„Seit dem Erdbeben am 12. Januar sind die Ärzte vom ‚Hospital Adventiste d’Haiti‘ im Einsatz, um Verletzte zu versorgen. Bis auf diesen Tag reißt der Zustrom nicht ab“, berichtete Fritz Neuberg, Mitarbeiter der Adventistischen Entwicklungs- und Katastrophenhilfe ADRA Deutschland, aus Port-au-Prince. Ausländische Chirurgen hätten das örtliche Ärzteteam inzwischen verstärkt. Der Bedarf an Medikamenten und medizinischem Gerät sei dennoch kaum zu bewältigen. Vor allem fehle es an Knochensägen, denn bei vielen Patienten müssten Gliedmaßen amputiert werden, und das meistens ohne Narkose. „ADRA Deutschland konnte hier durch eine Medikamentensendung der deutschen Johanniter eine vorübergehende Entlastung schaffen.“ Die Lieferung sei jedoch schon aufgebraucht, denn auch andere Not leidende Krankenhäuser hätten davon profitiert, so Neuberg. Insgesamt wären in Port-au-Prince über 250.000 Menschen auf medizinische Hilfe angewiesen.
Allein auf dem Areal des Krankenhauses und der benachbarten Adventistischen Universität hätten über 10.000 Menschen Zuflucht gefunden. Nachts seien es über 30.000 Obdachlose, die hier Sicherheit und Schutz suchten. Die Versorgung der vielen Menschen mit Trinkwasser und Nahrung sei eine große Herausforderung. „Die Ausgabestellen müssen jedoch durch Polizei und Militär gesichert werden, um Übergriffe zu vermeiden“, teilte Neuberg mit.
Auch die Unterbringung der Obdachlosen erfordere eine gute Koordination. ADRA Haiti habe schon in den ersten Tagen an ausgewählten Orten der Hauptstadt Zelte für Kranke und Kleinkinder aufgestellt. Insgesamt seien laut Neuberg etwa 80 Prozent der Einwohner von Port-au-Prince obdachlos. Daher werde ADRA weitere Zeltlager einrichten und die Versorgung der Menschen organisieren. „Hierbei ist die Herstellung hygienischer Verhältnisse durch den Bau von Latrinen erste Priorität.“ ADRA Deutschland habe eine Wasseraufbereitungsanlage, Wassertanks, Wasch- und Körperpflegemittel auf den Weg ins Katastrophengebiet gebracht.

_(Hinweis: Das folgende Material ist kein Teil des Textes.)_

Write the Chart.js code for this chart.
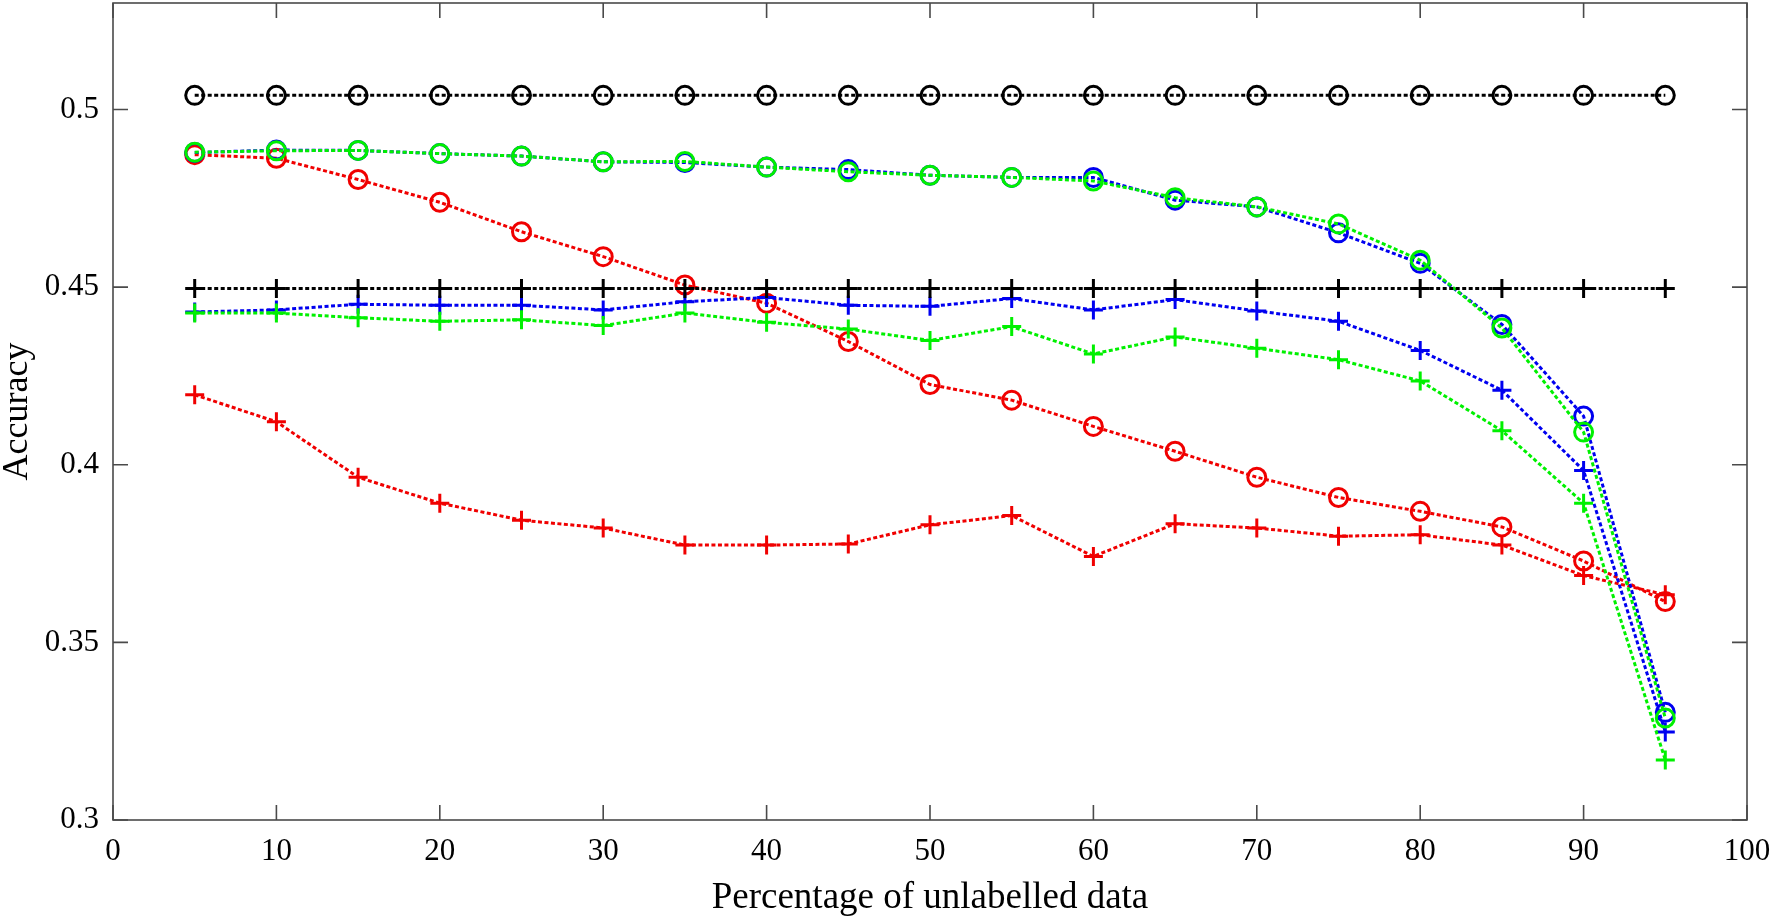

Neuberg selbst werde jetzt im Westen der Insel arbeiten. In der Stadt Leogane soll ein zweites Einsatzzentrum von ADRA entstehen. Leogane liege noch näher am Erdbebenzentrum als Port-au-Prince. Die ersten Eindrücke zeigten eine bis zu 90 Prozent zerstörte Stadt. „Bisher ist dieser Teil der Insel nur wenig beachtet worden, weil sich alles auf die Hauptstadt konzentriert. Wir werden als ADRA Deutschland uns besonders der Städte auf der Halbinsel annehmen“, meinte Fritz Neuberg. Eine besondere Herausforderung stellten Tausende von Kindern dar, die unbeaufsichtigt umherirrten. ADRA Deutschland sehe hier einen Schwerpunkt ihrer weiteren Arbeit.